Le livre a été porté à l’écran en 2003 par la réalisatrice Viêt Linh. Le film, intitulé « Mê thao » (Il fut un temps) a reçu le Prix du Festival de Bergame 2003.

A propos du film  » Mê Thao  » de la réalisatrice Viet Linh, Prix du Festival de
Bergame 2003, on a pu lire :  » Tiré du roman  » Chua Dan  » (La Pagode du Luth) de l’écrivain Nguyên Tuân, sans conteste l’une des plus grandes figures de la littérature vietnamienne du XXème siècle, Mê Thao met en scène des thématiques viscéralement vietnamiennes. Les relations intriquées et ambiguës qui peuplent le film, le culte de la beauté statufiée et l’arrogance qu’il traduit, l’utopie et le fantasme idéalisé et l’idée que l’amour est sacrifice, que pour aimer il faut souffrir. Un questionnement sur le poids de
la civilisation également et son impact sur la vie des gens. Sur la condition des femmes en Asie dont on peut raisonnablement penser qu’en un siècle, elle n’a pas tant changé… « 
Voici le texte intégral de La Pagode du Luth traduit et annoté par Nguyên Duc, à qui nous devons le texte français de  » Hanoï aux trente-six quartiers « .

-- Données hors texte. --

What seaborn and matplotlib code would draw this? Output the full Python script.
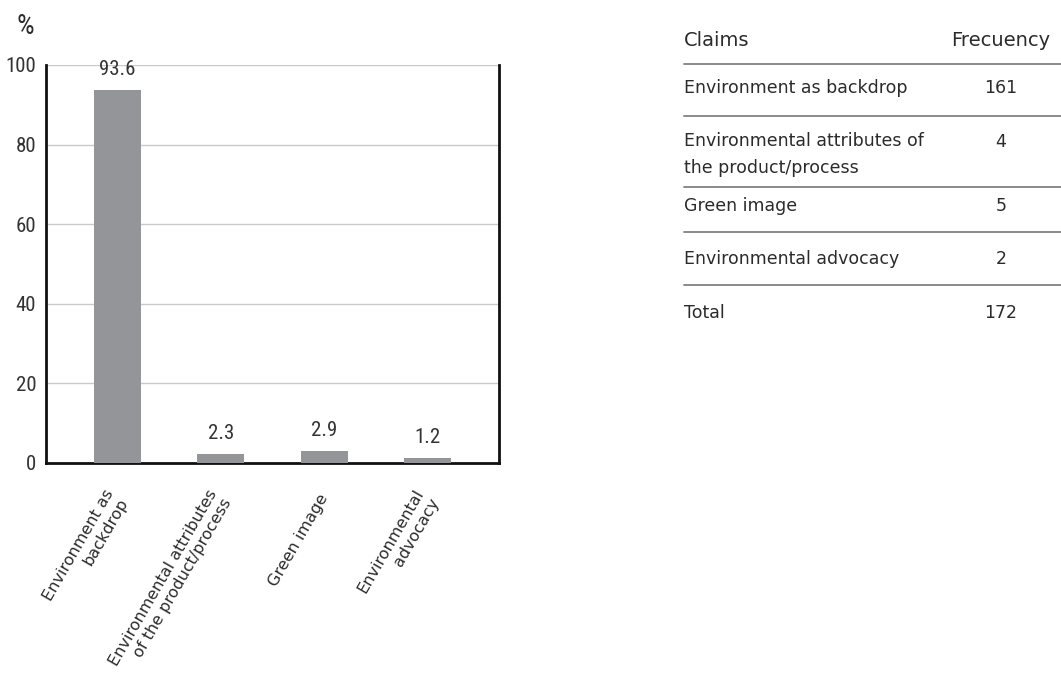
import matplotlib
matplotlib.use("Agg")
import matplotlib.pyplot as plt
import seaborn as sns
import pandas as pd
from matplotlib.lines import Line2D
from matplotlib import font_manager

categories = ["Environment as\nbackdrop", "Environmental attributes\nof the product/process",
              "Green image", "Environmental\nadvocacy"]
percentages = [93.6, 2.3, 2.9, 1.2]
value_labels = ["93.6", "2.3", "2.9", "1.2"]
y_ticks = [0, 20, 40, 60, 80, 100]

table_claims = ["Environment as backdrop", "Environmental attributes of\nthe product/process",
                "Green image", "Environmental advocacy", "Total"]
table_freq = ["161", "4", "5", "2", "172"]

sns.set_theme(style="white")
names = {f.name for f in font_manager.fontManager.ttflist}
cond = "Roboto"
for cand in ["Roboto Condensed", "Liberation Sans Narrow", "DejaVu Sans Condensed"]:
    if cand in names:
        cond = cand
        break
plt.rcParams['font.family'] = [cond, 'DejaVu Sans']
txt = "#2b2b2b"
wide = ["DejaVu Sans"]

fig = plt.figure(figsize=(10.61, 6.76), dpi=100)
W, H = 1061, 676
ax = fig.add_axes([46 / W, 1 - 463 / H, (499 - 46) / W, (463 - 65) / H])

df = pd.DataFrame({"cat": categories, "pct": percentages})
sns.barplot(data=df, x="cat", y="pct", color="#949599", width=0.454, ax=ax,
            saturation=1, linewidth=0, edgecolor="none", zorder=3)
ax.set_xlim(-0.69, 3.69)
ax.set_ylim(0, 100)
ax.set_yticks(y_ticks)
ax.set_yticklabels([str(v) for v in y_ticks], fontsize=15, color="#333333")
ax.tick_params(axis="y", length=0, pad=7)
ax.tick_params(axis="x", length=0, pad=23)
ax.set_xlabel("")
ax.set_ylabel("")
ax.yaxis.grid(True, color="#c9c9c9", linewidth=1, zorder=0)
ax.set_axisbelow(True)
for s in ["left", "bottom", "right"]:
    ax.spines[s].set_visible(True)
    ax.spines[s].set_color("#111111")
    ax.spines[s].set_linewidth(2)
ax.spines["top"].set_visible(False)

ax.set_xticks(range(len(categories)))
ax.set_xticklabels(categories, rotation=60, ha="right", va="center", rotation_mode="anchor",
                   fontsize=11.5, color=txt, multialignment="right", family=wide,
                   linespacing=1.2)

for i, (v, lab) in enumerate(zip(percentages, value_labels)):
    ax.annotate(lab, (i, v), xytext=(0, 15), textcoords="offset points",
                ha="center", va="center", fontsize=15, color="#333333")

fig.text(17 / W, 1 - 26 / H, "%", fontsize=20, color=txt, ha="left", va="center")

# table
x0, x1, xv = 684, 1061, 1001
fig.text(x0 / W, 1 - 41 / H, "Claims", fontsize=14, color=txt, ha="left", va="center", family=wide)
fig.text(xv / W, 1 - 41 / H, "Frecuency", fontsize=14, color=txt, ha="center", va="center", family=wide)
line_ys = [64, 116, 187, 232, 285]
row_ys = [88, 154.5, 206, 259, 313]
for ly in line_ys:
    fig.add_artist(Line2D([x0 / W, x1 / W], [1 - ly / H, 1 - ly / H], color="#8a8a8a", lw=1.4))
for cl, fr, ry in zip(table_claims, table_freq, row_ys):
    yc = 142 if "\n" in cl else ry
    fig.text(x0 / W, 1 - ry / H, cl, fontsize=12.5, color=txt, ha="left", va="center",
             family=wide, linespacing=1.6)
    fig.text(xv / W, 1 - yc / H, fr, fontsize=12.5, color=txt, ha="center", va="center", family=wide)

fig.savefig("out.png", dpi=100)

Cette traduction est faite en commémoration du 100e anniversaire de la naissance du grand écrivain Nguyn Tuân (1910-1987)

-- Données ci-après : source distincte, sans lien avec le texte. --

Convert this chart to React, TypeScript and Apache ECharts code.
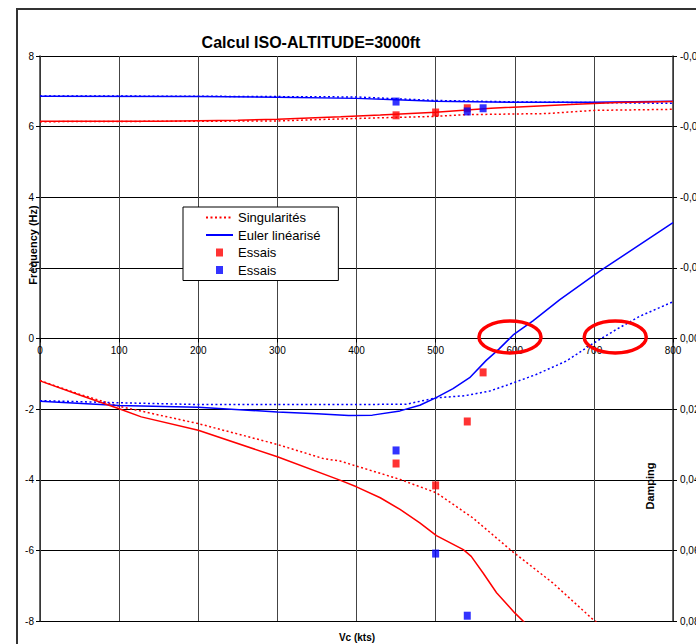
import React, { useEffect, useRef } from 'react';
import * as echarts from 'echarts';

const FONT = "'Liberation Sans', Arial, sans-serif";

const chartTitle = 'Calcul ISO-ALTITUDE=3000ft';
const xName = 'Vc (kts)';
const yLeftName = 'Frequency (Hz)';
const yRightName = 'Damping';

const speedMin = 0;
const speedMax = 800;
const speedStep = 100;
const freqMin = -8;
const freqMax = 8;
const freqStep = 2;
const dampMin = -0.08;
const dampMax = 0.08;
const dampStep = 0.02;

// Frequency (Hz) – left axis
const singFreqMode1 = [[0, 6.14], [300, 6.16], [350, 6.2], [430, 6.25], [500, 6.29], [540, 6.34], [640, 6.37], [700, 6.46], [800, 6.49]];
const singFreqMode2 = [[0, 6.87], [200, 6.86], [400, 6.84], [450, 6.79], [500, 6.74], [600, 6.7], [700, 6.68], [800, 6.66]];
const eulerFreqMode1 = [[0, 6.15], [150, 6.15], [250, 6.18], [300, 6.21], [380, 6.28], [430, 6.33], [500, 6.41], [570, 6.52], [670, 6.63], [730, 6.68], [800, 6.71]];
const eulerFreqMode2 = [[0, 6.86], [200, 6.85], [300, 6.83], [400, 6.8], [450, 6.76], [500, 6.72], [600, 6.69], [700, 6.69], [800, 6.72]];

// Damping – right axis (inverted)
const singDampMode1 = [[0, 0.0119], [50, 0.0158], [100, 0.0192], [200, 0.0241], [300, 0.03], [358, 0.034], [379, 0.0347], [455, 0.0399], [501, 0.0437], [547, 0.0508], [598, 0.0605], [648, 0.0692], [699, 0.0796], [705, 0.0805]];
const singDampMode2 = [[0, 0.0176], [100, 0.0182], [200, 0.0187], [400, 0.0187], [463, 0.0186], [501, 0.0168], [537, 0.0162], [568, 0.0149], [589, 0.0133], [627, 0.0102], [665, 0.0064], [699, 0.0014], [728, -0.0025], [758, -0.0063], [800, -0.0104]];
const eulerDampMode1 = [[0, 0.012], [50, 0.016], [100, 0.0199], [128, 0.0222], [200, 0.026], [300, 0.0335], [379, 0.0401], [400, 0.042], [430, 0.0451], [455, 0.0484], [480, 0.0522], [501, 0.0558], [535, 0.0598], [545, 0.0617], [560, 0.0664], [577, 0.072], [600, 0.0777], [615, 0.081]];
const eulerDampMode2 = [[0, 0.0178], [100, 0.019], [200, 0.0195], [300, 0.0208], [350, 0.0213], [390, 0.0218], [420, 0.0217], [455, 0.0205], [480, 0.0189], [500, 0.0168], [522, 0.0142], [543, 0.0111], [564, 0.0062], [580, 0.003], [598, -0.001], [623, -0.005], [657, -0.011], [707, -0.019], [800, -0.0328]];

// Tests
const essaisFreqRed = [[450, 6.32], [500, 6.4], [540, 6.52]];
const essaisFreqBlue = [[450, 6.71], [540, 6.43], [560, 6.52]];
const essaisDampRed = [[450, 0.0354], [500, 0.0416], [540, 0.0235], [560, 0.0096]];
const essaisDampBlue = [[450, 0.0317], [500, 0.0609], [540, 0.0785]];

// annotation ellipse centres (speed, frequency)
const annotationCenters = [[594, 0], [727, 0]];

const RED = '#ff0000';
const BLUE = '#0000ff';
const SQUARE_ICON = 'path://M0,0L0,0M27,8L27,8M10,0L17,0L17,8L10,8Z';

const dotted = (color: string) => ({ color, width: 1.5, type: [2, 2.5] as any });
const solid = (color: string) => ({ color, width: 1.5, type: 'solid' as any });

function lineSeries(name: string, data: number[][], color: string, isDotted: boolean, yAxisIndex: number) {
  return {
    type: 'line',
    name,
    data,
    yAxisIndex,
    symbol: 'none',
    showSymbol: false,
    smooth: false,
    color,
    lineStyle: isDotted ? dotted(color) : solid(color),
    z: 3,
  };
}

function scatterSeries(name: string, data: number[][], color: string, yAxisIndex: number) {
  return {
    type: 'scatter',
    name,
    data,
    yAxisIndex,
    symbol: 'rect',
    symbolSize: [7, 8],
    color,
    itemStyle: { color },
    z: 5,
  };
}

const fmtDamp = (v: number) => {
  if (Math.abs(v) < 1e-9) return '0,00';
  return v.toFixed(2).replace('.', ',');
};

export default function App() {
  const ref = useRef<HTMLDivElement>(null);
  useEffect(() => {
    if (!ref.current) return;
    const chart = echarts.init(ref.current, undefined, { renderer: 'svg' });
    const gridTop = 56;
    const gridBottom = 23;
    const plotHeight = 644 - gridTop - gridBottom;
    const option: any = {
      animation: false,
      backgroundColor: '#fff',
      title: {
        text: chartTitle,
        left: 306,
        top: 29,
        textAlign: 'center',
        textStyle: { fontFamily: FONT, fontSize: 16, fontWeight: 'bold', color: '#000' },
      },
      grid: { left: 40, right: 23, top: gridTop, bottom: gridBottom, containLabel: false, outerBoundsMode: 'none' },
      legend: {
        orient: 'vertical',
        left: 183,
        top: 207,
        data: [
          { name: 'Singularités', itemStyle: { opacity: 0 } },
          { name: 'Euler linéarisé', itemStyle: { opacity: 0 } },
          { name: 'Essais rouge', icon: SQUARE_ICON },
          { name: 'Essais bleu', icon: SQUARE_ICON },
        ],
        formatter: (n: string) => (n.indexOf('Essais') === 0 ? 'Essais' : n),
        itemWidth: 27,
        itemHeight: 8,
        itemGap: 4.5,
        itemTextGap: 4,
        padding: [4, 18, 4, 22],
        backgroundColor: '#fff',
        borderColor: '#000',
        borderWidth: 1,
        borderRadius: 0,
        selectedMode: false,
        textStyle: { fontFamily: FONT, fontSize: 13, color: '#000' },
        z: 10,
      },
      xAxis: {
        type: 'value',
        min: speedMin,
        max: speedMax,
        interval: speedStep,
        position: 'bottom',
        offset: -plotHeight / 2,
        axisLine: { onZero: false, lineStyle: { color: '#000', width: 1 } },
        axisTick: { show: true, length: 4, lineStyle: { color: '#000' } },
        axisLabel: { fontFamily: FONT, fontSize: 10, color: '#000', margin: 7, showMinLabel: true, showMaxLabel: true },
        splitLine: { show: true, lineStyle: { color: '#444', width: 1 } },
      },
      yAxis: [
        {
          type: 'value',
          min: freqMin,
          max: freqMax,
          interval: freqStep,
          position: 'left',
          axisLine: { show: true, onZero: false, lineStyle: { color: '#333', width: 1.5 } },
          axisTick: { show: true, length: 4, lineStyle: { color: '#000' } },
          axisLabel: { fontFamily: FONT, fontSize: 10, color: '#000', margin: 6 },
          splitLine: { show: true, lineStyle: { color: '#000', width: 1 } },
        },
        {
          type: 'value',
          min: dampMin,
          max: dampMax,
          interval: dampStep,
          inverse: true,
          position: 'right',
          axisLine: { show: true, onZero: false, lineStyle: { color: '#333', width: 1.5 } },
          axisTick: { show: true, length: 4, lineStyle: { color: '#000' } },
          axisLabel: { fontFamily: FONT, fontSize: 10, color: '#000', margin: 7, formatter: fmtDamp },
          splitLine: { show: false },
        },
      ],
      series: [
        lineSeries('Singularités', singFreqMode1, RED, true, 0),
        lineSeries('Singularités', singFreqMode2, BLUE, true, 0),
        lineSeries('Singularités', singDampMode1, RED, true, 1),
        lineSeries('Singularités', singDampMode2, BLUE, true, 1),
        lineSeries('Euler linéarisé', eulerFreqMode2, BLUE, false, 0),
        lineSeries('Euler linéarisé', eulerFreqMode1, RED, false, 0),
        lineSeries('Euler linéarisé', eulerDampMode2, BLUE, false, 1),
        lineSeries('Euler linéarisé', eulerDampMode1, RED, false, 1),
        scatterSeries('Essais rouge', essaisFreqRed, RED, 0),
        scatterSeries('Essais bleu', essaisFreqBlue, BLUE, 0),
        scatterSeries('Essais rouge', essaisDampRed, RED, 1),
        scatterSeries('Essais bleu', essaisDampBlue, BLUE, 1),
      ],
      graphic: [
        {
          type: 'rect',
          silent: true,
          shape: { x: 17, y: 9, width: 900, height: 900 },
          style: { fill: 'none', stroke: '#333', lineWidth: 2 },
        },
        {
          type: 'text',
          x: 33,
          y: 245,
          rotation: Math.PI / 2,
          style: { text: yLeftName, fontFamily: FONT, fontSize: 11, fontWeight: 'bold', fill: '#000', align: 'center', verticalAlign: 'middle' },
        },
        {
          type: 'text',
          x: 650,
          y: 486,
          rotation: Math.PI / 2,
          style: { text: yRightName, fontFamily: FONT, fontSize: 11, fontWeight: 'bold', fill: '#000', align: 'center', verticalAlign: 'middle' },
        },
        {
          type: 'text',
          x: 357,
          y: 637,
          style: { text: xName, fontFamily: FONT, fontSize: 10, fontWeight: 'bold', fill: '#000', align: 'center', verticalAlign: 'middle' },
        },
      ],
    };
    chart.setOption(option);
    const ellipses = annotationCenters.map((c, i) => {
      const p = chart.convertToPixel({ xAxisIndex: 0, yAxisIndex: 0 }, c) as number[];
      return {
        id: 'ell' + i,
        type: 'ellipse',
        silent: true,
        z: 20,
        shape: { cx: p[0], cy: p[1] - 1.5, rx: 31, ry: 16 },
        style: { fill: 'none', stroke: RED, lineWidth: 3.5 },
      };
    });
    chart.setOption({ graphic: [...option.graphic, ...ellipses] });
    return () => chart.dispose();
  }, []);
  return (
    <div
      ref={ref}
      style={{ position: 'fixed', left: 0, top: 0, width: 696, height: 644 }}
    />
  );
}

L’auteur : Originaire de Hanoi, Nguyên Tuân est né en 1910 dans une famille traditionnelle. Son père était un fonctionnaire subalterne et sa mère tenait un petit commerce. Nguyên Tuân fut renvoyé de l’école pour grève, bien que réfugié en Thaïlande, il fut arrêté et renvoyé à Hanoi où il fut condamné à la prison puis mis en résidence surveillée.
A ce moment, il commença à écrire, sous différents nom de plume, des reportages pour des journaux et revues. C’est vers 1937 qu’il devint véritablement un écrivain avec une série de nouvelles à succès que l’on connait aujourd’hui en partie sous le nom de Gloires d’une époque révolue. Pendant la 2e Guerre Mondiale, il fut prisonnier plus d’une année dans un camp de travail. La liberté retrouvée, il reprit la plume et participa à la révolution d’août 1945 et aux deux guerres d’Indochine. Il est considéré comme l’un des écrivains vietnamiens les plus emblématiques. Il décéda en 1987.